Owen Boswarva's blog

"Openwashing" was identified as a marketing phenomenon by Michelle Thorne in 2009, and defined by Audrey Watters in 2012 as: "having an appearance of open-source and open-licensing for marketing purposes, while continuing proprietary practices." Watters expanded on this idea in a presentation at OpenCon 2014.

The risk of openwashing has been raised in many open contexts – open source, open access, open government, and so on. However openwashing can sometimes be difficult to recognise because the concept of "open" itself has no consistent meaning across those contexts.

Broadly speaking, openwashing is a pejorative term applied when an organisation seeks kudos from association with an open agenda without meeting mininum criteria or making a sincere commitment to that agenda.

Within open data, deliberate openwashing is usually easy to recognise because open data has a widely-adopted definition. However openwashing can also arise unintentionally from a lack of familiarity with open data requirements.

Openwashed data is sometimes referred to as "fauxpen data" (though not very often).

This post highlights recent examples of organisations misrepresenting their datasets and initiatives as "open data".

Image: NOT OPEN DATA stamp

Microsoft

In June Microsoft launched Microsoft Research Open Data, "a new data repository in the cloud dedicated to facilitating collaboration across the global research community."

However most of the free datasets available from Microsoft's repository are licensed under the Microsoft Research Data License Agreement. This agreement is for non-commercial use only, time-limited, doesn't allow modification or redistribution of the data – and gives Microsoft rights to commercially exploit derivative works.

The remaining datasets are licensed under the Linux Foundation's Community Data License Agreement - Permissive. The CDLA licences were launched last year and although the Linux Foundation intends them to be suitable for open data, they are not currently listed as conformant with the Open Definition – and may not be. (The privacy language in Sections 4 and 7 looks potentially problematic to me.)

Microsoft again

In September Microsoft joined with Adobe and SAP to announce an "Open Data Initiative" that has even less to do with open data. This initiative seems to be simply a corporate partnership aimed at making it easier for clients to share their own data and customer data across systems, securely and with some AI-flavoured business intelligence functions.

DigitalGlobe

Earth observation is an area in which the benefits of open data have been widely realised, through publicly funded satellite data programmes such as Landsat and Copernicus.
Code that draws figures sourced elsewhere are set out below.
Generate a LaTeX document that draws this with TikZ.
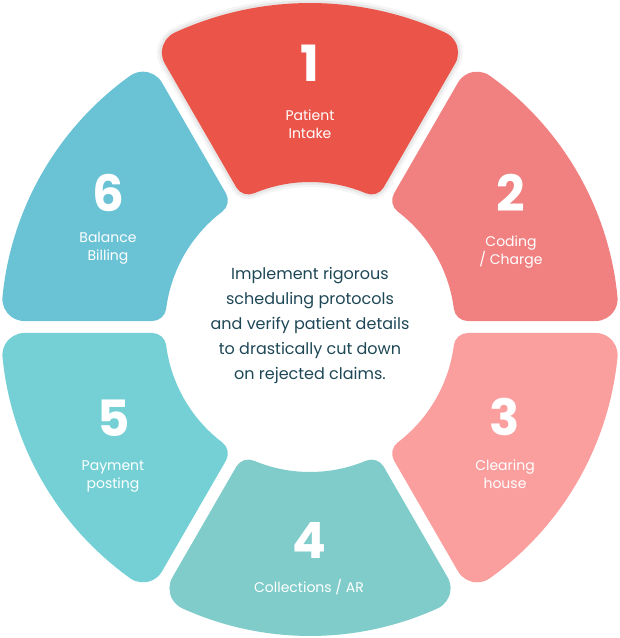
\documentclass[tikz,border=0pt]{standalone}
\usepackage{fontspec}
\setmainfont{Poppins}
\definecolor{segone}{HTML}{EB5448}
\definecolor{segtwo}{HTML}{F18181}
\definecolor{segthree}{HTML}{FB9E9E}
\definecolor{segfour}{HTML}{80CCCA}
\definecolor{segfive}{HTML}{74D0D5}
\definecolor{segsix}{HTML}{6AC2D5}
\definecolor{bodytext}{HTML}{1E4756}
% rounded ring sector: start angle, end angle, outer R, inner r, options
\newcommand\mysector[5]{%
  \def\gd{6}\def\ro{22}\def\ri{14}%
  \pgfmathsetmacro\phiA{asin((\gd+\ro)/(#3-\ro))}%
  \pgfmathsetmacro\psiA{asin((\gd+\ri)/(#4+\ri))}%
  \pgfmathsetmacro\Lo{(#3-\ro)*cos(\phiA)}%
  \pgfmathsetmacro\Li{(#4+\ri)*cos(\psiA)}%
  \pgfmathsetmacro\angO{atan(\gd/\Lo)}\pgfmathsetmacro\radO{\Lo/cos(\angO)}%
  \pgfmathsetmacro\angI{atan(\gd/\Li)}\pgfmathsetmacro\radI{\Li/cos(\angI)}%
  \path[#5] ({#1+\angI}:\radI) -- ({#1+\angO}:\radO)
    arc[start angle={#1-90}, end angle={#1+\phiA}, radius=\ro]
    arc[start angle={#1+\phiA}, end angle={#2-\phiA}, radius=#3]
    arc[start angle={#2-\phiA}, end angle={#2+90}, radius=\ro]
    -- ({#2-\angI}:\radI)
    arc[start angle={#2+90}, end angle={#2-\psiA+180}, radius=\ri]
    arc[start angle={#2-\psiA}, end angle={#1+\psiA}, radius=#4]
    arc[start angle={#1+\psiA+180}, end angle={#1+270}, radius=\ri]
    -- cycle;%
}
\newcommand\lab[2]{\vphantom{lg}#1\\#2\vphantom{lg}}
\tikzset{
  segfill/.style={fill=#1},
  num/.style={text=white, font=\fontsize{50}{50}\selectfont\bfseries, inner sep=0pt},
  lbl/.style={text=white, font=\fontsize{14}{18}\selectfont, align=center, inner sep=0pt},
  mid/.style={text=bodytext, font=\fontsize{16}{25}\selectfont, align=center, inner sep=0pt}
}
\begin{document}
\begin{tikzpicture}[x=1pt,y=1pt]
\useasboundingbox (-310,-311) rectangle (310,327);
% soft shadow of the raised segment
\mysector{60}{120}{324}{145}{draw=black, draw opacity=0.04, line width=10pt}
\mysector{60}{120}{324}{145}{draw=black, draw opacity=0.06, line width=5pt}
\mysector{60}{120}{324}{145}{segfill=segone}
\mysector{0}{60}{309}{145}{segfill=segtwo}
\mysector{-60}{0}{309}{145}{segfill=segthree}
\mysector{-120}{-60}{309}{145}{segfill=segfour}
\mysector{180}{240}{309}{145}{segfill=segfive}
\mysector{120}{180}{309}{145}{segfill=segsix}

\node[num] (n1) at (0,264) {1};
\node[num] (n2) at (201,134) {2};
\node[num] (n3) at (195,-90) {3};
\node[num] (n4) at (-1,-213) {4};
\node[num] (n5) at (-196,-91) {5};
\node[num] (n6) at (-202,134) {6};

\node[lbl] (l1) at (0,200.7) {\lab{Patient}{Intake}};
\node[lbl] (l2) at (201,75.4) {\lab{Coding}{/ Charge}};
\node[lbl] (l3) at (195,-149.3) {\lab{Clearing}{house}};
\node[lbl] (l4) at (-1,-260.6) {\vphantom{lg}Collections / AR};
\node[lbl] (l5) at (-197,-149.3) {\lab{Payment}{posting}};
\node[lbl] (l6) at (-202,79.1) {\lab{Balance}{Billing}};

\node[mid] (c) at (0,1.6) {Implement rigorous\\scheduling protocols\\and verify patient details\\to drastically cut down\\on rejected claims.};
\end{tikzpicture}
\end{document}
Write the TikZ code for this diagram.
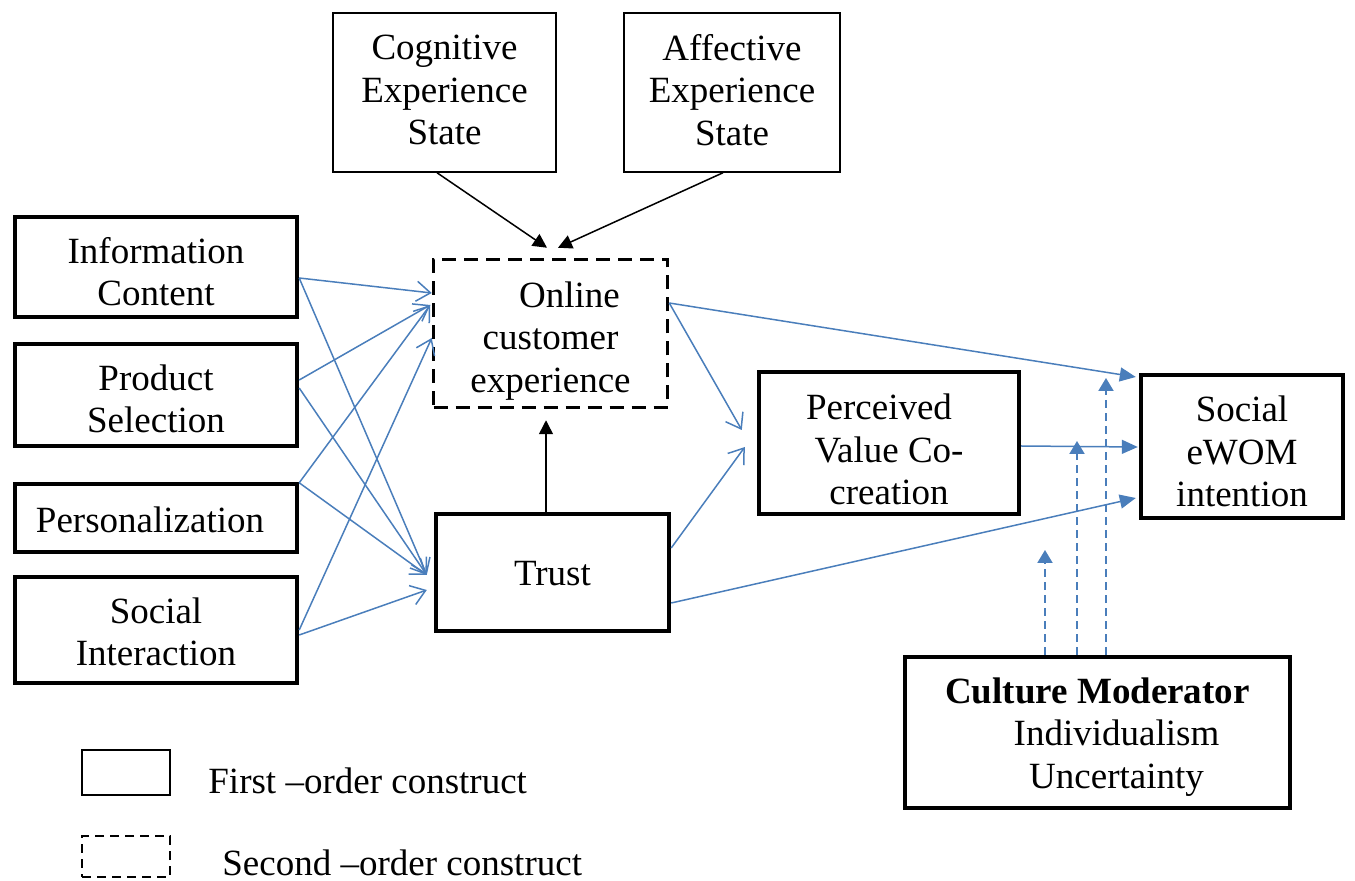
\documentclass[tikz,border=0pt]{standalone}
\usepackage{fontspec}
\setmainfont{Liberation Serif}
\usetikzlibrary{arrows.meta}
\definecolor{linkblue}{RGB}{74,126,187}

\begin{document}
\begin{tikzpicture}[x=0.5pt,y=-0.5pt,
  every node/.style={font=\fontsize{18.5pt}{21.2pt}\selectfont, inner sep=0pt, align=center},
  thickbox/.style={draw, line width=2.2pt},
  thinbox/.style={draw, line width=0.75pt},
  dashbox/.style={draw, line width=1.75pt, dash pattern=on 7pt off 4pt},
  legdash/.style={draw, line width=0.6pt, dash pattern=on 4.5pt off 3pt},
  openlink/.style={linkblue, line width=0.75pt, -{Straight Barb[length=7pt,width=10pt]}},
  solidlink/.style={linkblue, line width=0.75pt, -{Triangle[length=8pt,width=7pt]}},
  modlink/.style={linkblue, line width=1pt, dash pattern=on 4pt off 2.5pt, -{Triangle[length=6.5pt,width=7.5pt]}},
  blacklink/.style={black, line width=0.75pt, -{Triangle[length=7pt,width=7pt]}}]

\useasboundingbox (0,0) rectangle (1355,881);

% experience states
\node[thinbox, minimum width=111.5pt, minimum height=79.5pt] (cog) at (444.5,92.5) {};
\node (cog-t) at (444.5,90) {Cognitive\\Experience\\State};
\node[thinbox, minimum width=108pt, minimum height=79.5pt] (aff) at (732,92.5) {};
\node (aff-t) at (732,90) {Affective\\Experience\\State};

% antecedents
\node[thickbox, minimum width=141pt, minimum height=50pt] (info) at (156,267) {};
\node (info-t) at (156,271.5) {Information\\Content};
\node[thickbox, minimum width=141pt, minimum height=51pt] (prod) at (156,395) {};
\node (prod-t) at (156,399) {Product\\Selection};
\node[thickbox, minimum width=141pt, minimum height=34pt] (pers) at (156,518) {};
\node (pers-t) at (150,520) {Personalization};
\node[thickbox, minimum width=141pt, minimum height=53pt] (soci) at (156,630) {};
\node (soci-t) at (156,632) {Social\\Interaction};

% central constructs
\node[dashbox, minimum width=117pt, minimum height=74pt] (onl) at (550.5,333.5) {};
\node (onl-t) at (550.5,341) {\hspace*{19pt}Online\\customer\\experience};
\node[thickbox, minimum width=116.5pt, minimum height=58.5pt] (trust) at (552.5,572.5) {};
\node (trust-t) at (552.5,573.5) {Trust};
\node[thickbox, minimum width=130pt, minimum height=71pt] (pvc) at (889,443) {};
\node (pvc-t) at (889,449.5) {Perceived\hspace*{10pt}\\Value Co-\\creation};
\node[thickbox, minimum width=101pt, minimum height=71.5pt] (ewom) at (1242,446.5) {};
\node (ewom-t) at (1242,451.5) {Social\\eWOM\\intention};

% moderator
\node[thickbox, minimum width=192.5pt, minimum height=75.5pt] (cult) at (1097.5,732.5) {};
\node (cult-t) at (1097.5,737)
  {\textbf{Culture Moderator}\\\hspace*{19pt}Individualism\\\hspace*{19pt}Uncertainty};

% legend
\node[thinbox, minimum width=44pt, minimum height=22.5pt] (legA) at (126,772.5) {};
\node[legdash, minimum width=44pt, minimum height=20.5pt] (legB) at (126,856.5) {};
\node[anchor=base west] (legAt) at (208,793) {First –order construct};
\node[anchor=base west] (legBt) at (222,875) {Second –order construct};

% experience states into online customer experience
\draw[blacklink] ([xshift=-3.75pt]cog.south) -- ([xshift=-1.75pt,yshift=5pt]onl.north);
\draw[blacklink] ([xshift=-4.5pt]aff.south) -- ([xshift=3.75pt,yshift=5pt]onl.north);
\draw[blacklink] ([xshift=-3.25pt]trust.north) -- ([xshift=-2.25pt,yshift=-5.5pt]onl.south);

% antecedents into online customer experience
\draw[openlink] ([yshift=-5.5pt]info.east) -- ([yshift=20.25pt]onl.west);
\draw[openlink] ([yshift=7.5pt]prod.east) -- ([xshift=-0.75pt,yshift=14.25pt]onl.west);
\draw[openlink] ([yshift=-0.5pt]pers.north east) -- ([xshift=-0.75pt,yshift=14.25pt]onl.west);
\draw[openlink] (soci.east) -- ([yshift=-2.25pt]onl.west);

% antecedents into trust
\draw[openlink] ([yshift=-5.5pt]info.east) -- ([xshift=-3.5pt,yshift=-1.25pt]trust.west);
\draw[openlink] ([yshift=3.5pt]prod.east) -- ([xshift=-3.5pt,yshift=-1.25pt]trust.west);
\draw[openlink] ([yshift=-0.5pt]pers.north east) -- ([xshift=-3.5pt,yshift=-1.25pt]trust.west);
\draw[openlink] ([yshift=-2.5pt]soci.east) -- ([xshift=-3.5pt,yshift=-8.75pt]trust.west);

% into perceived value co-creation
\draw[openlink] ([yshift=15.25pt]onl.east) -- ([xshift=-7.5pt,yshift=6.5pt]pvc.west);
\draw[openlink] ([yshift=12.25pt]trust.east) -- ([xshift=-6pt,yshift=-2pt]pvc.west);

% into social eWOM intention
\draw[solidlink] ([yshift=15.25pt]onl.east) -- ([xshift=-1.5pt,yshift=34.75pt]ewom.west);
\draw[solidlink] ([yshift=-1.5pt]pvc.east) -- ([xshift=-0.5pt,yshift=-0.25pt]ewom.west);
\draw[solidlink] ([yshift=-15.25pt]trust.east) -- ([xshift=-1.5pt,yshift=-25.75pt]ewom.west);

% moderating effects
\coordinate (m1) at (1045,550);
\coordinate (m2) at (1077,441);
\coordinate (m3) at (1106,378);
\draw[modlink] ([xshift=-26.25pt]cult.north) -- (m1);
\draw[modlink] ([xshift=-10.25pt]cult.north) -- (m2);
\draw[modlink] ([xshift=4.25pt]cult.north) -- (m3);

\end{tikzpicture}
\end{document}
This presents a marketing challenge for commercial providers of higher-resolution satellite data.

DigitalGlobe operates an "Open Data Program" that provides free imagery to support disaster recovery in the wake of natural disasters such as the recent Hurricane Michael landfall in Florida. While the objectives of this programme are laudable, the imagery isn't open as it supports non-commercial use only.

Bloomberg

In September Bloomberg announced the launch of Enterprise Access Point, an "online Open Data and Linked Data Platform" that "provides normalized reference, pricing, regulatory and historical datasets for Bloomberg Data License clients."

This platform has no obvious connection to open data and seems to be simply an API-based delivery system for Bloomberg's proprietary datasets.

Open Banking Limited

Last year Open Banking Limited, a UK banking industry entity set up to support compliance with reforms mandated by the CMA, launched an "Open Data Licence" to cover re-use of financial product information and reference information such as ATM locations. However neither the datasets nor the licence are remotely open.

I've written about this in more detail in an early post. As the banking industry had input from the Open Data Institute in planning this initiative, it's unlikely that this example of openwashing is inadvertent.

Canal & River Trust

The Canal & River Trust invites us to use its "open" GIS data, available for download from a portal built on Esri's Open Data platform. However the datasets are all covered by either an INSPIRE End User Licence or the Trust's own data licence, neither of which are open licences.

Earlier versions of some of the same datasets were available under the Open Government Licence prior to the privatisation of British Waterways in 2012.

Individual datasets

Sometimes organisations present individual datasets as "open data" when publishing them under non-open licences. In such cases it's often difficult to tell whether this is deliberate or simply from a lack of awareness. Publishers may think that all Creative Commons licences are open licences, or even that the act of making data free to download on the web is enough to meet open data criteria.

For example Open University's Listening Experience Database is described as "linked open data" when the licence is CC BY-NC-SA, and CEH's Integrated Hydrological Units of the United Kingdom dataset was incorrectly described as open data when it was released in 2015. Those may just be errors.

The big picture

The above are all examples of real or apparent openwashing at the project or dataset level. But openwashing can also be argued as a criticism of data policy or strategy.

When a government signs up to the principle of "open by default" but excludes much of its national information infrastructure, isn't that openwashing?

What about when a data-rich public authority talks about its "open approach" to data while publishing only relatively minor datasets under an open licence?

In general I think the open data community should be vigilant about openwashing and be prepared to call out organisations that use it cynically as a marketing tool.

However openwashing may also be seen as evidence that the open data "brand" is becoming more widely recognised, and worth cultivating if not co-opting.